My First Experience with the French Health Care System
After being sick for a long time, I decided that enough was enough and that I needed to see a doctor. I found a list of English-speaking doctors at the U.S. Embassy website and called the one with the most Anglo-sounding name, figuring that would improve the odds that he would be a native speaker.
(This is not xenophobia, by the way; my French is adequate for the superficial encounters of day-to-day life, but not really good enough for the type of conversation you have with a doctor--description of symptoms, explanation from the doctor of what he or she thinks is going on, instructions about taking medication. Not being sure what type of bread I'm buying or where, exactly, the cut of meat I've just purchased comes from on the cow: not a big deal. Not being sure if I understand how to take prescription medication: possibly a big deal.)

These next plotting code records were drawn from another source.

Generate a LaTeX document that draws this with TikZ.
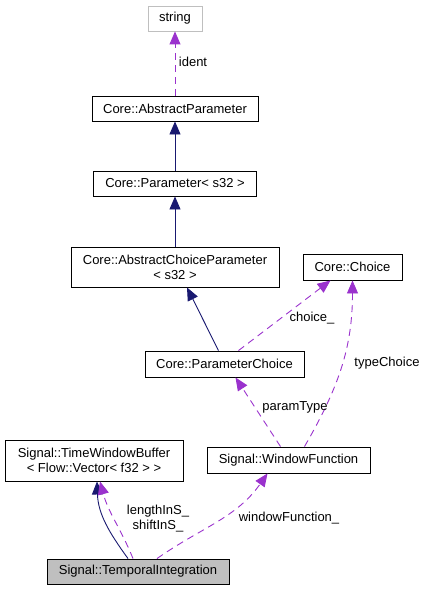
\documentclass[tikz,border=0pt]{standalone}
\usepackage{fontspec}
\setmainfont{Liberation Sans}
\usetikzlibrary{arrows.meta,calc}
\definecolor{dgnavy}{RGB}{25,25,112}
\definecolor{dgpurple}{RGB}{154,50,205}
\definecolor{dggray}{RGB}{191,191,191}
\tikzset{
  cls/.style={draw=black, line width=0.9pt, fill=white, minimum height=25pt,
              inner sep=2pt, align=center, font=\fontsize{13}{15}\selectfont},
  extcls/.style={cls, draw=dggray},
  selcls/.style={cls, fill=dggray},
  inherit/.style={-{Triangle[length=13pt,width=11pt]}, line width=0.9pt, dgnavy},
  usage/.style={-{Triangle[length=13pt,width=11pt]}, line width=0.9pt, dgpurple,
                dash pattern=on 7pt off 5pt},
  ulbl/.style={font=\fontsize{13}{15}\selectfont, inner sep=0pt, align=center}
}

\begin{document}
\begin{tikzpicture}[x=1pt, y=-1pt]
    \useasboundingbox (0,0) rectangle (426,591);
    % classes
    \node[extcls, minimum width=54pt] (str) at (175,18.5) {string};
    \node[cls, minimum width=166pt] (absparam) at (175,108.5) {Core::AbstractParameter};
    \node[cls, minimum width=163pt] (param) at (175,183.5) {Core::Parameter< s32 >};
    \node[cls, minimum width=208pt, minimum height=40pt] (abschoice) at (175,267)
        {Core::AbstractChoiceParameter\\< s32 >};
    \node[cls, minimum width=99pt, minimum height=26pt] (choice) at (352.5,267) {Core::Choice};
    \node[cls, minimum width=159pt, minimum height=26pt] (parchoice) at (224.5,364) {Core::ParameterChoice};
    \node[cls, minimum width=178pt, minimum height=41pt] (twb) at (94,460.5)
        {Signal::TimeWindowBuffer\\< Flow::Vector< f32 > >};
    \node[cls, minimum width=163pt, minimum height=26pt] (winfunc) at (288.5,460) {Signal::WindowFunction};
    \node[selcls, minimum width=182pt] (temporal) at (138,571.5) {Signal::TemporalIntegration};
    % inheritance
    \draw[inherit] (param) -- (absparam);
    \draw[inherit] (abschoice) -- (param);
    \draw[inherit] ([xshift=-6pt]parchoice.north) -- ([xshift=12pt]abschoice.south);
    \draw[inherit] ([xshift=-10pt]temporal.north) to[out=126, in=-88] ([xshift=3pt]twb.south);
    % usage
    \draw[usage] (absparam) -- (str);
    \draw[usage] ([xshift=14pt]parchoice.north) -- ([xshift=-22pt]choice.south);
    \draw[usage] ([xshift=16pt]winfunc.north) to[out=60, in=-90] (choice.south);
    \draw[usage] ([xshift=-8pt]winfunc.north) -- ([xshift=11pt]parchoice.south);
    \draw[usage] ([xshift=-5pt]temporal.north) to[out=112, in=-75] ([xshift=6pt]twb.south);
    \draw[usage] ([xshift=19pt]temporal.north) to[out=35, in=-125] ([xshift=-21pt]winfunc.south);
    % labels
    \node[ulbl] (lident) at (193,62) {ident};
    \node[ulbl] (lchoice) at (312,318) {choice\_};
    \node[ulbl] (ltype) at (387,363) {typeChoice};
    \node[ulbl] (lparam) at (295,407) {paramType};
    \node[ulbl] (lshift) at (158,519) {lengthInS\_\\shiftInS\_};
    \node[ulbl] (lwin) at (289,518) {windowFunction\_};
\end{tikzpicture}
\end{document}
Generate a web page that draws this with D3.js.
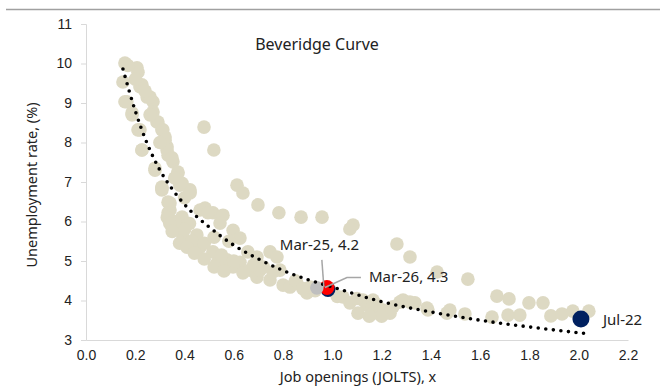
<!DOCTYPE html>
<html>
<head>
<meta charset="utf-8">
<script src="https://cdn.jsdelivr.net/npm/d3@7"></script>
<style>
  body { margin: 0; background: #fff; }
  svg { display: block; font-family: "Noto Sans", "Open Sans", sans-serif; }
</style>
</head>
<body>
<div id="chart"></div>
<script>
// job openings per unemployed (x) vs unemployment rate (y), monthly history
const openings = [
  0.158, 0.207, 0.211, 0.150, 0.227, 0.166, 0.248, 0.272, 0.187, 0.272, 0.288, 0.211, 0.308, 0.321,
  0.227, 0.329, 0.333, 0.353, 0.280, 0.373, 0.381, 0.308, 0.422, 0.219, 0.260, 0.292, 0.312, 0.321,
  0.329, 0.349, 0.373, 0.390, 0.422, 0.333, 0.483, 0.515, 0.556, 0.158, 0.187, 0.219, 0.227, 0.280,
  0.308, 0.341, 0.170, 0.200, 0.240,
  0.479, 0.519, 0.613, 0.637, 0.698, 0.783, 0.873, 0.958, 1.084, 1.071,
  1.262, 1.315, 1.425, 1.550, 1.668, 1.717, 1.798, 1.855, 1.887, 1.932, 1.976, 2.041, 1.761, 1.713,
  1.648, 1.538, 1.477, 1.388, 1.335, 1.274, 1.165, 1.205, 1.140,
  0.308, 0.381, 0.422, 0.341, 0.333, 0.390, 0.463, 0.495, 0.369, 0.394, 0.450, 0.544, 0.597, 0.625,
  0.463, 0.515, 0.572, 0.625, 0.532, 0.657, 0.694, 0.747, 0.775, 0.787, 0.666, 0.694, 0.747, 0.800,
  0.856, 0.909, 0.990, 1.043, 1.071, 0.597, 0.637, 0.706, 0.759, 0.828, 0.897,
  0.420, 0.430, 0.480, 0.400, 0.360, 0.550, 0.580, 0.520, 0.600, 0.680, 0.720, 0.850, 0.930, 0.880,
  1.124, 1.161, 1.205, 1.246, 1.287, 1.315, 1.384, 1.465, 1.234, 1.165, 1.104, 1.020, 1.100, 1.180,
  1.200, 1.150,
  0.330, 0.340, 0.350, 0.380, 0.410, 0.440, 0.480, 0.520, 0.560, 0.260, 0.300, 0.360, 0.400
];
const unemployment = [
  10.01, 9.89, 9.78, 9.53, 9.46, 9.03, 9.15, 9.03, 8.75, 8.77, 8.52, 8.32, 8.32, 8.14,
  7.81, 7.89, 7.68, 7.51, 7.30, 7.23, 6.97, 6.87, 6.80, 9.41, 9.15, 8.52, 8.32, 8.06,
  7.81, 7.61, 7.25, 6.97, 6.75, 6.49, 6.34, 6.22, 6.16, 9.03, 8.70, 8.32, 7.81, 7.35,
  6.80, 6.29, 9.95, 9.60, 9.30,
  8.39, 7.81, 6.92, 6.72, 6.42, 6.22, 6.11, 6.11, 5.91, 5.81,
  5.43, 5.10, 4.72, 4.54, 4.11, 4.04, 3.94, 3.94, 3.61, 3.66, 3.73, 3.73, 3.63, 3.63,
  3.58, 3.66, 3.76, 3.76, 3.94, 3.96, 4.01, 3.71, 3.89,
  6.85, 6.92, 6.72, 6.47, 6.22, 6.11, 6.29, 6.22, 5.86, 5.61, 5.66, 5.96, 5.78, 5.58,
  5.35, 5.23, 5.03, 4.97, 4.95, 5.23, 5.10, 5.23, 5.10, 4.77, 4.77, 4.59, 4.52, 4.39,
  4.44, 4.34, 4.27, 4.09, 3.94, 4.85, 4.70, 4.77, 4.72, 4.34, 4.19,
  5.95, 5.50, 5.45, 5.80, 6.00, 5.15, 5.50, 5.60, 5.00, 4.90, 4.85, 4.50, 4.25, 4.30,
  4.01, 3.84, 3.76, 3.84, 4.01, 3.96, 3.81, 3.68, 3.68, 3.68, 3.68, 4.10, 4.05, 3.90,
  3.60, 3.60,
  6.10, 5.95, 5.75, 5.45, 5.35, 5.20, 5.05, 4.85, 4.75, 8.70, 8.00, 7.10, 6.60
];

// trendline
const trendX = [0.15, 0.20, 0.25, 0.30, 0.35, 0.40, 0.50, 0.60, 0.70, 0.80, 0.90, 1.00, 1.20, 1.40, 1.60, 1.80, 2.02];
const trendY = [9.86, 8.80, 7.95, 7.30, 6.82, 6.43, 5.86, 5.40, 5.05, 4.76, 4.53, 4.34, 3.97, 3.71, 3.50, 3.33, 3.17];

// highlighted months
const mar25 = { label: "Mar-25, 4.2", x: 0.937, y: 4.32 };
const mar26 = { label: "Mar-26, 4.3", x: 0.978, y: 4.33 };
const prior = { x: 0.982, y: 4.28 };
const jul22 = { label: "Jul-22", x: 2.009, y: 3.53 };

const xTicks = [0, 0.2, 0.4, 0.6, 0.8, 1.0, 1.2, 1.4, 1.6, 1.8, 2.0, 2.2];
const yTicks = [3, 4, 5, 6, 7, 8, 9, 10, 11];

const width = 660, height = 387;
const svg = d3.select("#chart").append("svg")
  .attr("width", width)
  .attr("height", height);

svg.append("rect").attr("width", width).attr("height", height).attr("fill", "#fff");

// top rule
svg.append("line")
  .attr("x1", 6).attr("x2", width).attr("y1", 9.5).attr("y2", 9.5)
  .attr("stroke", "#a0a0a0").attr("stroke-width", 1.5);

const x = d3.scaleLinear().domain([0, 2.2]).range([86, 628]);
const y = d3.scaleLinear().domain([3, 11]).range([340, 24]);

// y axis
const yAxis = svg.append("g")
  .attr("transform", `translate(${x(0)},0)`)
  .call(d3.axisLeft(y).tickValues(yTicks).tickFormat(d3.format("d")).tickSize(5).tickPadding(9));
yAxis.select(".domain").attr("stroke", "#d9d9d9");
yAxis.selectAll(".tick line").attr("stroke", "#d9d9d9");
yAxis.selectAll("text").attr("fill", "#222").style("font-size", "14px");

// x axis
const xAxis = svg.append("g")
  .attr("transform", `translate(0,${y(3)})`)
  .call(d3.axisBottom(x).tickValues(xTicks).tickFormat(d3.format(".1f")).tickSize(0).tickPadding(10));
xAxis.select(".domain").attr("stroke", "#d9d9d9");
xAxis.selectAll("text").attr("fill", "#222").style("font-size", "14px");

// scatter
const pts = openings.map((v, i) => [v, unemployment[i]]);
svg.append("g").selectAll("circle")
  .data(pts)
  .enter()
  .append("circle")
  .attr("cx", d => x(d[0]))
  .attr("cy", d => y(d[1]))
  .attr("r", 6.8)
  .attr("fill", "#ddd9c3");

// highlighted points
svg.append("circle").attr("cx", x(prior.x)).attr("cy", y(prior.y)).attr("r", 7.5).attr("fill", "#002060");
svg.append("circle").attr("cx", x(mar26.x)).attr("cy", y(mar26.y)).attr("r", 7.5).attr("fill", "#ff0000");
svg.append("circle").attr("cx", x(mar25.x)).attr("cy", y(mar25.y)).attr("r", 6.8).attr("fill", "#bfbfbf");
svg.append("circle").attr("cx", x(jul22.x)).attr("cy", y(jul22.y)).attr("r", 8.5).attr("fill", "#002060");

// dotted trendline
const trend = trendX.map((v, i) => [v, trendY[i]]);
svg.append("path")
  .datum(trend)
  .attr("fill", "none")
  .attr("stroke", "#000")
  .attr("stroke-width", 3.6)
  .attr("stroke-linecap", "round")
  .attr("stroke-dasharray", "0 7.6")
  .attr("d", d3.line().x(d => x(d[0])).y(d => y(d[1])).curve(d3.curveMonotoneX));

// leader lines
const lead = svg.append("g").attr("stroke", "#a6a6a6").attr("stroke-width", 1.5).attr("fill", "none");
lead.append("path")
  .attr("d", `M${x(mar25.x) + 5},${y(mar25.y) - 28} L${x(mar25.x) + 7},${y(mar25.y) - 1}`);
lead.append("path")
  .attr("d", `M${x(mar26.x) + 34},${y(mar26.y) - 10} L${x(mar26.x) + 20},${y(mar26.y) - 10} L${x(mar26.x) - 2},${y(mar26.y)}`);

// labels
const lab = svg.append("g").attr("fill", "#222").style("font-size", "15px");
lab.append("text").attr("x", x(mar25.x) - 37).attr("y", y(mar25.y) - 38).text(mar25.label);
lab.append("text").attr("x", x(mar26.x) + 42).attr("y", y(mar26.y) - 5).text(mar26.label);
lab.append("text").attr("x", x(jul22.x) + 22).attr("y", y(jul22.y) + 6).text(jul22.label);

// titles
svg.append("text")
  .attr("x", 317).attr("y", 50)
  .attr("text-anchor", "middle")
  .attr("fill", "#222")
  .style("font-size", "16px")
  .text("Beveridge Curve");

svg.append("text")
  .attr("transform", "translate(37,185) rotate(-90)")
  .attr("text-anchor", "middle")
  .attr("fill", "#222")
  .style("font-size", "14.5px")
  .text("Unemployment rate, (%)");

svg.append("text")
  .attr("x", 358).attr("y", 382)
  .attr("text-anchor", "middle")
  .attr("fill", "#222")
  .style("font-size", "14.5px")
  .text("Job openings (JOLTS), x");
</script>
</body>
</html>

Well, this was by far the most positive experience I have ever had with a doctor. I called this morning, spoke to the doctor himself--he turned out to be British--and made an appointment for the afternoon. By contrast, when I had pneumonia last fall at home, I had to beg to get an appointment that same week, and only got one because I stumbled upon a facet of the system (admittedly a university health service, but still) that they do not advertise: nurses on call to offer advice when you haven't been able to get an appointment but need help. (The necessity for this is a serious problem, but being able to talk to someone competent is awesome no matter if the reason she exists at all is because the system is incompetent. Being able to talk to a nurse meant being able to talk to someone actually trained to know that what I was describing was serious.)
Anyway, to get back to today's experience in Paris: The doctor's office didn't look like an office as much as an apartment, which I had expected from reading I'd done. I had thought it would seem uncomfortable or strange, but in fact, it is so much nicer than the sterile environment of American doctors' offices. I'm already uncomfortable, possibly even in pain, and I don't need it amplified by sitting in a cold room surrounded by metal and plastic. Instead, I sat on a normal chair in a room with a beautiful wood-beam ceiling, wood floors, and art on the walls (and, yes, in one corner, the typical exam table and cabinets with doctor's-office supplies).
And, the best part: I spent a total of 55 euros for the appointment and for the medicine he prescribed (antibiotics and pain killers), which I was able to pick up three minutes after walking out the door at the pharmacy down the street--no waiting for it to be called in, no waiting for it to be filled. Not to mention that 80% of the cost will be reimbursed by the French government. (This step is, unfortunately, where I think French bureaucracy will step in and take the bloom off the rose . . . but I don't mind it so much when we're talking about 44 euros instead of double that.)
If going to the doctor was always like this, I might not have waited two weeks before going to see one!